Top: As-measured differential reflectance time trace for a $5\mu \mathrm{m}$ pillar, varying the delay $t$ between the pump and probe pulses. The inset is a schematic representation of the laser pulse energy distribution, and the cavity mode (dip in the reflected probe) at different times after pump excitation. The time before(after) the arrival of the pump is indicated with the initial red(blue) star and dip. Excited carrier relaxation leads to the recovery of the cavity mode, which around 2000 ps passes through the central energy of the laser (vertical dashed line, green star, and dip). At longer times the equilibrium situation is recovered (final red star and dip). Middle: filtered time trace corresponding to frequencies between 5 and 100 GHz. Bottom: windowed Fourier transform (WFT) of the filtered trace, obtained with 1000 ps windows.

Figure 3

(a) Vibrational spectra of a $5\mu \mathrm{m}$ pillar obtained through the Fourier transform of the oscillating part extracted from the reflectance difference signal.
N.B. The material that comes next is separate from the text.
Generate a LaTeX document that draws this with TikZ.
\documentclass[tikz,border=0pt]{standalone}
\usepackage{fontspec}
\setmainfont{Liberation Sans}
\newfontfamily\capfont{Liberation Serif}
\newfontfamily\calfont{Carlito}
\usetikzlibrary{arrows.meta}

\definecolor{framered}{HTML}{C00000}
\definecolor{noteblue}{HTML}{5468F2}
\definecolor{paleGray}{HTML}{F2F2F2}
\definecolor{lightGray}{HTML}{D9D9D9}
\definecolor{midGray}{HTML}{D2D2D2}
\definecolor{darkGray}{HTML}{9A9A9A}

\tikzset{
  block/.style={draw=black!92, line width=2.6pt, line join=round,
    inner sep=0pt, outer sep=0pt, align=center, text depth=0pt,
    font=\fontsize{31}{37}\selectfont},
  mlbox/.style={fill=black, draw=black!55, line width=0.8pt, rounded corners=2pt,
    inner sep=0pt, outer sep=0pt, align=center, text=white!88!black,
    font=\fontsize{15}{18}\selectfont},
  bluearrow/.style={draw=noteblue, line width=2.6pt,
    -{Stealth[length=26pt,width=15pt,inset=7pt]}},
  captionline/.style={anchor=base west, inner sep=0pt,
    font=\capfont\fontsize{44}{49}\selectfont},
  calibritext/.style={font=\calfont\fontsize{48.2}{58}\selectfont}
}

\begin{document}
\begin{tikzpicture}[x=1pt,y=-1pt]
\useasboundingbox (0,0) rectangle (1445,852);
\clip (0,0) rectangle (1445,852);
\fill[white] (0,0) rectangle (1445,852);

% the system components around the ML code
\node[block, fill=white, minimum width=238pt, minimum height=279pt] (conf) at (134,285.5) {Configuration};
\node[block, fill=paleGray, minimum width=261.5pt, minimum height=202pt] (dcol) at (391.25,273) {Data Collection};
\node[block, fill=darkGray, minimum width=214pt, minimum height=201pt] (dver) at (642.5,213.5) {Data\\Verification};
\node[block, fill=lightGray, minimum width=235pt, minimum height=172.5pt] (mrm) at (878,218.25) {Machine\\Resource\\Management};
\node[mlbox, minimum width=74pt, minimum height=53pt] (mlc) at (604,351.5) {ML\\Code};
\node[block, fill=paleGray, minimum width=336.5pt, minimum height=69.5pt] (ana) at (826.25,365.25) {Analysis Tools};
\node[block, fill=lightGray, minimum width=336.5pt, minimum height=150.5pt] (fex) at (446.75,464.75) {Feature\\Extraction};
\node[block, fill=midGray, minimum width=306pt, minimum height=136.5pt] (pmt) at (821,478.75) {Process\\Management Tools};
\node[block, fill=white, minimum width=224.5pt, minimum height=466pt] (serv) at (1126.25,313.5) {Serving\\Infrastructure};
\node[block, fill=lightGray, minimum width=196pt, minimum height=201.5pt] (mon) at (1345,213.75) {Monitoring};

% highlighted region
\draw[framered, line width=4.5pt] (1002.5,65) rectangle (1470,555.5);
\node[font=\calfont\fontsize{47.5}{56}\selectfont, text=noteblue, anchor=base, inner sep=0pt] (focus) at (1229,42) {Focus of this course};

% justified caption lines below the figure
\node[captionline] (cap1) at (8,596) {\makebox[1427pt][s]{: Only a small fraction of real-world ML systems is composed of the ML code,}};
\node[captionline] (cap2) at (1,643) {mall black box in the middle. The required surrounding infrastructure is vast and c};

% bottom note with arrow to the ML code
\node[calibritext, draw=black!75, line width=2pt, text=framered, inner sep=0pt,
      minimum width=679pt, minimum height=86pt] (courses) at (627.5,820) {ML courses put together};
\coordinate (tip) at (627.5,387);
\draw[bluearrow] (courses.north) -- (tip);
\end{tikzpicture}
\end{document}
The fundamental cavity mode at approximately 19 GHz and two overtones at 58 and 95 GHz are highlighted. The inset compares the 19 GHz mode of pillars of 3, 4, and $5\mu \mathrm{m}$ size. (b) Lifetime of the 19 and 58 GHz cavity confined mechanical vibration as a function of pillar size $L$. Error bars reflect the measured amplitude uncertainty. The colored region marks the resolution limit of our pump and probe technique. (c) Mechanical signal amplitude ($\mathrm{\Delta }R/R_0$) corresponding to the three confined acoustic modes. Values are normalized to the amplitude observed for the $50\mu \mathrm{m}$ pillar, and have been vertically shifted for clarity. Dashed curves are fits with a $1/L$ dependence (see text for details).